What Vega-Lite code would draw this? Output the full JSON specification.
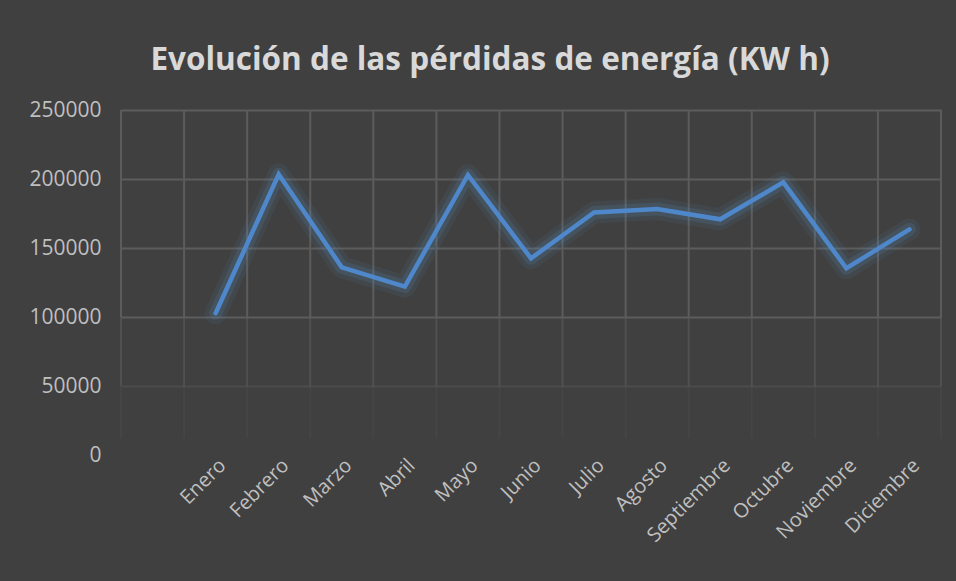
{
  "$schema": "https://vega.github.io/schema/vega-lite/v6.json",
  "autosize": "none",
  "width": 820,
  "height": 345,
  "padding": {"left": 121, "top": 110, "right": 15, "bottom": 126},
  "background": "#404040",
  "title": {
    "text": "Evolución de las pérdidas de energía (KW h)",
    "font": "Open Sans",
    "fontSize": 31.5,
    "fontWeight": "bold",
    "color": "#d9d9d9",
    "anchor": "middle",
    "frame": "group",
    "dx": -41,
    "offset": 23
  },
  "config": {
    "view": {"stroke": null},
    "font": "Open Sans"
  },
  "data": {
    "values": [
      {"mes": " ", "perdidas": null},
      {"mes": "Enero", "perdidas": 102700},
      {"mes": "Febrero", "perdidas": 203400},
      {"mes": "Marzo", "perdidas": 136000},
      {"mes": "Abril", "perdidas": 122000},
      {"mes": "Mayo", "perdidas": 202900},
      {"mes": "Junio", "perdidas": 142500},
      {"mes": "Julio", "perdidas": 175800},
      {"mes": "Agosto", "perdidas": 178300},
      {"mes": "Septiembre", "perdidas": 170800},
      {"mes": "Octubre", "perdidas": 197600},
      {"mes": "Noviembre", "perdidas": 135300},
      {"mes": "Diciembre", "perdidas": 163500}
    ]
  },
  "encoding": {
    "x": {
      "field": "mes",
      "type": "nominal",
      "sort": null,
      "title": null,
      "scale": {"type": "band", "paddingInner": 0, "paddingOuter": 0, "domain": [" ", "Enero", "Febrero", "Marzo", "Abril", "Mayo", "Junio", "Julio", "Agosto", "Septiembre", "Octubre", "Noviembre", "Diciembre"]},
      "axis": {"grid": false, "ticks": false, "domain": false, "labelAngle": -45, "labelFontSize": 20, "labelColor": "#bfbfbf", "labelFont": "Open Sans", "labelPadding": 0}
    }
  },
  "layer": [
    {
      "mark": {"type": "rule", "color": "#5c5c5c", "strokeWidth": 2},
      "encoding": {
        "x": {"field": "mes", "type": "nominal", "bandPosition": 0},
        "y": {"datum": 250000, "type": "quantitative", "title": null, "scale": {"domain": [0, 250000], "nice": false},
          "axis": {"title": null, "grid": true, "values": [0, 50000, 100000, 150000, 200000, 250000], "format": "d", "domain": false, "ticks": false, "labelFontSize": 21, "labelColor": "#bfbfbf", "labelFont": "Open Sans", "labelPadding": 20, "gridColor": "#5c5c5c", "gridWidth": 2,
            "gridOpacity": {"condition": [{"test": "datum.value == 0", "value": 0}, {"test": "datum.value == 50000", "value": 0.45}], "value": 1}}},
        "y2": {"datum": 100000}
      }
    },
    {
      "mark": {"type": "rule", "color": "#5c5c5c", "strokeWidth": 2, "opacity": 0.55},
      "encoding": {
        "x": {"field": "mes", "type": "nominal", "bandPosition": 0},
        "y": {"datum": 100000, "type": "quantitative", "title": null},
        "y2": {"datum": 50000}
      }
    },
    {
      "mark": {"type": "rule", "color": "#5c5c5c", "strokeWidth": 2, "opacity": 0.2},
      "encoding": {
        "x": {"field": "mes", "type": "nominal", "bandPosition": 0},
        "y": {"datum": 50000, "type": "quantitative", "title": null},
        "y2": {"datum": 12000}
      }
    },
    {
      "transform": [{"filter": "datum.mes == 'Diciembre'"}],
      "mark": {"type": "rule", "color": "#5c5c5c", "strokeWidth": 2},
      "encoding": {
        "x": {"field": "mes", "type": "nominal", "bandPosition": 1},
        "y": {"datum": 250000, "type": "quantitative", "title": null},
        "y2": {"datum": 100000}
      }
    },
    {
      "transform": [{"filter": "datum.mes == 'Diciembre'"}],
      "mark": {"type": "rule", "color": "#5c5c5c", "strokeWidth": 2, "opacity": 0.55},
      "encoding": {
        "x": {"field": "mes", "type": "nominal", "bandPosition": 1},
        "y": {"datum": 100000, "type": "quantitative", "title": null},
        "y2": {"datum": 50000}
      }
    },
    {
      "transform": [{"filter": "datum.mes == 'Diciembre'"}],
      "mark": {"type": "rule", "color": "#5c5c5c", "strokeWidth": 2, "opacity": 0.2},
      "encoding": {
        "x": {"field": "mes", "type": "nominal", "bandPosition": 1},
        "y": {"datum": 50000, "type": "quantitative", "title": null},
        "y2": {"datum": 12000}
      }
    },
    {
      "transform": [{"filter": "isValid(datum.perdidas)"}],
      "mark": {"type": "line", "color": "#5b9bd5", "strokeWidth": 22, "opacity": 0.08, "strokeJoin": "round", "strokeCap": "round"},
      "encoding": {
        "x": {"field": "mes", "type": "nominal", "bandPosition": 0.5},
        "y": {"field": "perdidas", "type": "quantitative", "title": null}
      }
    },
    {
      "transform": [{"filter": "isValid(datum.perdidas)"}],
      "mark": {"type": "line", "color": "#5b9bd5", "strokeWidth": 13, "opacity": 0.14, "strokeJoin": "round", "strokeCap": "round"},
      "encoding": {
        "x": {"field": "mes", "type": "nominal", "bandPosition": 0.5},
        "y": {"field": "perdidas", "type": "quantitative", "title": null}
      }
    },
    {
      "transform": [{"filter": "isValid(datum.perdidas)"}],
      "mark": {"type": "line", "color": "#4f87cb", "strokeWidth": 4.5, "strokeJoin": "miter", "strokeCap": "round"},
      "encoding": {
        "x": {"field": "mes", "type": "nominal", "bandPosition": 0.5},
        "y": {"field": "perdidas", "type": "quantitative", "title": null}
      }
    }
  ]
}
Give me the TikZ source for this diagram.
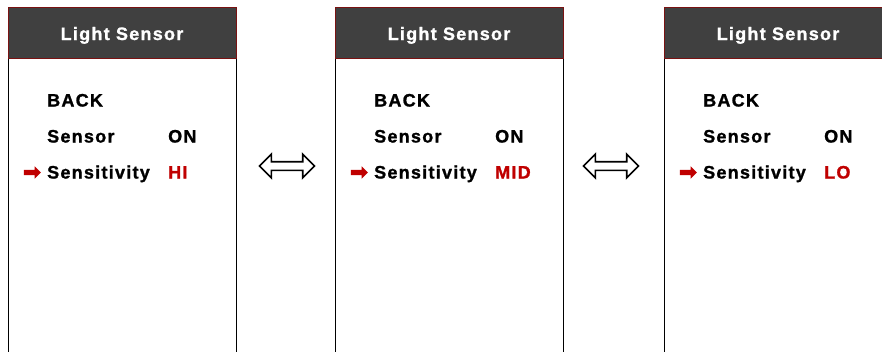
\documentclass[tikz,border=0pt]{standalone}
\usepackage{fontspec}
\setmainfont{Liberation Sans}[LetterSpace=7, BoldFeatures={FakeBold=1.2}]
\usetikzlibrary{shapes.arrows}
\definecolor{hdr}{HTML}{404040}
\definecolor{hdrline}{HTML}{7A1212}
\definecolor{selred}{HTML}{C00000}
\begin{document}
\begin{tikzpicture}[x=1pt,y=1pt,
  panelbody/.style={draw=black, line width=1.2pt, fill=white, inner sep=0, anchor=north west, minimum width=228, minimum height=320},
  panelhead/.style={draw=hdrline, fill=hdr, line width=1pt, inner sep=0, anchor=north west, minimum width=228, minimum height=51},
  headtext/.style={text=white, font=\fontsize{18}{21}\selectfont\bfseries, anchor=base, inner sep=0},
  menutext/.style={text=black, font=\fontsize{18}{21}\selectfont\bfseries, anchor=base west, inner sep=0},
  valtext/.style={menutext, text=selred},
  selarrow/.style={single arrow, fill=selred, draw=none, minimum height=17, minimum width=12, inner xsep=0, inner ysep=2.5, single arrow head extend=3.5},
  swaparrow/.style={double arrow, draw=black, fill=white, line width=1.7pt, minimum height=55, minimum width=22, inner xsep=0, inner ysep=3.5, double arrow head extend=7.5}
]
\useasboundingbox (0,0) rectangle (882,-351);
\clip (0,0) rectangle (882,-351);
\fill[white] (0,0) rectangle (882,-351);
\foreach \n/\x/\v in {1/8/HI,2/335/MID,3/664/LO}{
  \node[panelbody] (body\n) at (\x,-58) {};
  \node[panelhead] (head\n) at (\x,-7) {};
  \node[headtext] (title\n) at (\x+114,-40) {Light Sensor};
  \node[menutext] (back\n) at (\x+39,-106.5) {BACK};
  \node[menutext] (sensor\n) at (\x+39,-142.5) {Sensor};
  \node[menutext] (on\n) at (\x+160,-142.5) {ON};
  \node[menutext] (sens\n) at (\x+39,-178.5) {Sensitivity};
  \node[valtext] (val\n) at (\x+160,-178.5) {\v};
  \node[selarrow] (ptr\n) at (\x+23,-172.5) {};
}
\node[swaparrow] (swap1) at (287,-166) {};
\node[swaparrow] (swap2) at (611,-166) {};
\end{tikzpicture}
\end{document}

■ Problem statement
Produce an exact reproduction of the lines from the line containing "Give me the TikZ source for this diagram." through the last line of the records. Any picture is left out.

■ Complete output
Give me the TikZ source for this diagram.
\documentclass[tikz,border=0pt]{standalone}
\usepackage{fontspec}
\setmainfont{Liberation Sans}[LetterSpace=7, BoldFeatures={FakeBold=1.2}]
\usetikzlibrary{shapes.arrows}
\definecolor{hdr}{HTML}{404040}
\definecolor{hdrline}{HTML}{7A1212}
\definecolor{selred}{HTML}{C00000}
\begin{document}
\begin{tikzpicture}[x=1pt,y=1pt,
  panelbody/.style={draw=black, line width=1.2pt, fill=white, inner sep=0, anchor=north west, minimum width=228, minimum height=320},
  panelhead/.style={draw=hdrline, fill=hdr, line width=1pt, inner sep=0, anchor=north west, minimum width=228, minimum height=51},
  headtext/.style={text=white, font=\fontsize{18}{21}\selectfont\bfseries, anchor=base, inner sep=0},
  menutext/.style={text=black, font=\fontsize{18}{21}\selectfont\bfseries, anchor=base west, inner sep=0},
  valtext/.style={menutext, text=selred},
  selarrow/.style={single arrow, fill=selred, draw=none, minimum height=17, minimum width=12, inner xsep=0, inner ysep=2.5, single arrow head extend=3.5},
  swaparrow/.style={double arrow, draw=black, fill=white, line width=1.7pt, minimum height=55, minimum width=22, inner xsep=0, inner ysep=3.5, double arrow head extend=7.5}
]
\useasboundingbox (0,0) rectangle (882,-351);
\clip (0,0) rectangle (882,-351);
\fill[white] (0,0) rectangle (882,-351);
\foreach \n/\x/\v in {1/8/HI,2/335/MID,3/664/LO}{
  \node[panelbody] (body\n) at (\x,-58) {};
  \node[panelhead] (head\n) at (\x,-7) {};
  \node[headtext] (title\n) at (\x+114,-40) {Light Sensor};
  \node[menutext] (back\n) at (\x+39,-106.5) {BACK};
  \node[menutext] (sensor\n) at (\x+39,-142.5) {Sensor};
  \node[menutext] (on\n) at (\x+160,-142.5) {ON};
  \node[menutext] (sens\n) at (\x+39,-178.5) {Sensitivity};
  \node[valtext] (val\n) at (\x+160,-178.5) {\v};
  \node[selarrow] (ptr\n) at (\x+23,-172.5) {};
}
\node[swaparrow] (swap1) at (287,-166) {};
\node[swaparrow] (swap2) at (611,-166) {};
\end{tikzpicture}
\end{document}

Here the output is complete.